# Thread: terms of powers (complete numbers)!

1. ## terms of powers (complete numbers)!

express \cos^4\theta in terms of powers of \tan\theta and \cos\theta.

pls help on the above problem, thanks

2. ## Re: terms of powers (complete numbers)!

I'll write x instead of theta
cos^4x=(1-sin^2x)^2=1-2sin^2x+sin^4x
But sinx=tanxcosx
So cos^4x=1-2tan^2xcos^2x+tan^4xcos^4x

3. ## Re: terms of powers (complete numbers)!

Originally Posted by lawochekel
express \cos^4\theta in terms of powers of \tan\theta and \cos\theta.
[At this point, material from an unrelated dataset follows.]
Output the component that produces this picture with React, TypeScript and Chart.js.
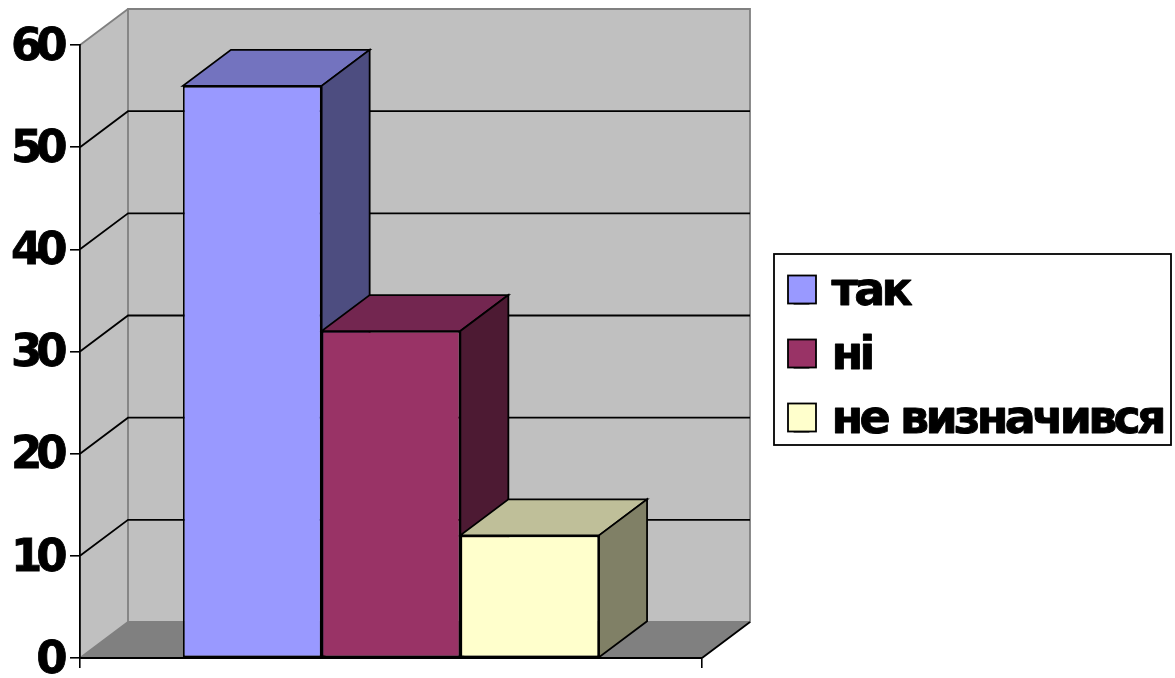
import React, { useEffect, useRef } from "react";
import { Chart, registerables } from "chart.js";

Chart.register(...registerables);

const categories = [""];
const seriesNames = ["так", "ні", "не визначився"];
const seriesValues = [[56], [32], [12]];
const frontColors = ["#9999FF", "#993366", "#FFFFCC"];
const topColors = ["#7373BF", "#732650", "#BFBF99"];
const sideColors = ["#4D4D80", "#4D1A33", "#808066"];
const gridValues = [10, 20, 30, 40, 50];

const DX = 48;
const DY = -36;
const FONT_FAMILY = "'DejaVu Sans'";
const TICK_SPACING = "-6px";
const LEGEND_SPACING = "-3.8px";
const LEGEND_WORD_SPACING = "1px";
const LEGEND_BOX = { left: 774, top: 254, right: 1171, bottom: 445 };
const LEGEND_PAD = 18;
const LEGEND_SWATCH = 28;
const LINE = 1.8;

function poly(ctx: any, pts: number[][], fill: string | null, stroke: string | null, lw = LINE) {
  ctx.beginPath();
  pts.forEach((p, i) => (i ? ctx.lineTo(p[0], p[1]) : ctx.moveTo(p[0], p[1])));
  ctx.closePath();
  if (fill) {
    ctx.fillStyle = fill;
    ctx.fill();
  }
  if (stroke) {
    ctx.strokeStyle = stroke;
    ctx.lineWidth = lw;
    ctx.stroke();
  }
}

const scene3d = {
  id: "scene3d",
  afterLayout(chart: any) {
    const l = chart.legend;
    const w = l.width;
    const h = l.height;
    l.left = 776.5;
    l.top = 252.5;
    l.right = l.left + w;
    l.bottom = l.top + h;
    if (!l.__wrapped) {
      l.__wrapped = true;
      const origDraw = l.draw;
      l.draw = function (...args: any[]) {
        const ctx = chart.ctx;
        const base = CanvasRenderingContext2D.prototype.fillText;
        ctx.letterSpacing = LEGEND_SPACING;
        ctx.wordSpacing = LEGEND_WORD_SPACING;
        ctx.fillText = function (t: string, x: number, y: number, m?: number) {
          base.call(ctx, t, x, y, m as any);
          ctx.lineWidth = 0.9;
          ctx.lineJoin = "round";
          ctx.strokeStyle = "#000";
          ctx.strokeText(t, x, y);
        };
        origDraw.apply(this, args);
        delete ctx.fillText;
        ctx.letterSpacing = TICK_SPACING;
        ctx.wordSpacing = "0px";
      };
    }
  },
  beforeDraw(chart: any) {
    const ctx = chart.ctx;
    ctx.letterSpacing = TICK_SPACING;
    const { left, right, top, bottom } = chart.chartArea;
    const y = chart.scales.y;
    const grey = "#808080";
    // left wall, back wall, floor
    poly(ctx, [[left, top], [left + DX, top + DY], [left + DX, bottom + DY], [left, bottom]], "#C0C0C0", null);
    poly(ctx, [[left + DX, top + DY], [right + DX, top + DY], [right + DX, bottom + DY], [left + DX, bottom + DY]], "#C0C0C0", grey);
    poly(ctx, [[left, bottom], [right, bottom], [right + DX, bottom + DY], [left + DX, bottom + DY]], grey, null);
    ctx.strokeStyle = grey;
    ctx.lineWidth = LINE;
    ctx.beginPath();
    ctx.moveTo(left, top);
    ctx.lineTo(left + DX, top + DY);
    ctx.moveTo(left, bottom);
    ctx.lineTo(left + DX, bottom + DY);
    ctx.stroke();
    ctx.strokeStyle = "#000";
    ctx.beginPath();
    ctx.moveTo(right, bottom);
    ctx.lineTo(right + DX, bottom + DY);
    gridValues.forEach((v) => {
      const py = y.getPixelForValue(v);
      ctx.moveTo(left, py);
      ctx.lineTo(left + DX, py + DY);
      ctx.lineTo(right + DX, py + DY);
    });
    ctx.stroke();
  },
  beforeDatasetsDraw(chart: any) {
    const ctx = chart.ctx;
    chart.data.datasets.forEach((_: any, i: number) => {
      const bar = chart.getDatasetMeta(i).data[0];
      const x0 = bar.x - bar.width / 2;
      const x1 = bar.x + bar.width / 2;
      const t = bar.y;
      const b = bar.base;
      poly(ctx, [[x0, t], [x1, t], [x1 + DX, t + DY], [x0 + DX, t + DY]], topColors[i], "#000");
      poly(ctx, [[x1, t], [x1 + DX, t + DY], [x1 + DX, b + DY], [x1, b]], sideColors[i], "#000");
    });
  },
  afterDraw(chart: any) {
    const ctx = chart.ctx;
    ctx.save();
    ctx.strokeStyle = "#000";
    ctx.lineWidth = LINE;
    ctx.strokeRect(LEGEND_BOX.left, LEGEND_BOX.top, LEGEND_BOX.right - LEGEND_BOX.left, LEGEND_BOX.bottom - LEGEND_BOX.top);
    chart.legend.legendItems.forEach((item: any, i: number) => {
      const sy = 275.5 + i * 64;
      ctx.fillStyle = item.fillStyle;
      ctx.fillRect(788, sy, LEGEND_SWATCH, LEGEND_SWATCH);
      ctx.strokeRect(788, sy, LEGEND_SWATCH, LEGEND_SWATCH);
    });
    ctx.restore();
  },
};

export default function App() {
  const ref = useRef<HTMLCanvasElement>(null);
  useEffect(() => {
    const chart = new Chart(ref.current as any, {
      type: "bar",
      data: {
        labels: categories,
        datasets: seriesNames.map((name, i) => ({
          label: name,
          data: seriesValues[i],
          backgroundColor: frontColors[i],
          borderColor: "#000",
          borderWidth: LINE,
          borderSkipped: false,
          categoryPercentage: 0.669,
          barPercentage: 1,
        })),
      },
      plugins: [scene3d],
      options: {
        responsive: false,
        animation: false,
        events: [],
        layout: { padding: { left: 0, top: 45, right: 473, bottom: 0 } },
        plugins: {
          title: { display: false },
          tooltip: { enabled: false },
          legend: {
            position: "chartArea",
            align: "start",
            labels: {
              boxWidth: 14,
              boxHeight: 20,
              padding: LEGEND_PAD,
              color: "#000",
              font: { family: FONT_FAMILY, weight: "bold", size: 46 },
            },
          },
        },
        scales: {
          x: {
            afterFit: (s: any) => {
              s.height = 20;
              s.paddingLeft = 0;
              s.paddingRight = 0;
            },
            grid: { drawOnChartArea: false, tickLength: 10, color: "#000", lineWidth: 1.6 },
            border: { color: "#000", width: 2 },
            ticks: { display: false },
          },
          y: {
            min: 0,
            max: 60,
            afterFit: (s: any) => {
              s.width = 80;
              s.paddingTop = 0;
              s.paddingBottom = 0;
            },
            grid: { drawOnChartArea: false, tickLength: 10, color: "#000", lineWidth: 1.6 },
            border: { color: "#000", width: 1.8 },
            ticks: {
              stepSize: 10,
              padding: 8.5,
              labelOffset: 3,
              color: "#000",
              textStrokeColor: "#000",
              textStrokeWidth: 0.8,
              font: { family: FONT_FAMILY, weight: "bold", size: 45 },
            },
          },
        },
      } as any,
    });
    return () => chart.destroy();
  }, []);
  return (
    <div style={{ position: "fixed", left: 0, top: 0 }}>
      <canvas ref={ref} width={1175} height={678} style={{ display: "block" }} />
    </div>
  );
}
pls help on the above problem, thanks
$\tan^2 \theta = \frac{1-\cos^2 \theta}{\cos^2 \theta} \Rightarrow \cos^2 \theta = \frac{1}{1+\tan^2 \theta}$

Hence :

$\cos^4 \theta =\frac{\cos^2 \theta}{1+\tan^2 \theta}$

4. ## Re: terms of powers (complete numbers)!

Hello, lawochekel!

A slightly different approach . . .

$\text{Express }\cos^4\theta\text{ in terms of powers of }\tan\theta\text{ and }\cos\theta.$

$\cos^4\!\theta \;=\;\cos^2\!\theta\cdot\cos^2\!\theta \;=\;\frac{\cos^2\!\theta}{\sec^2\!\theta} \;=\;\frac{\cos^2\!\theta}{\tan^2\!\theta + 1}$

5. ## Re: terms of powers (complete numbers)!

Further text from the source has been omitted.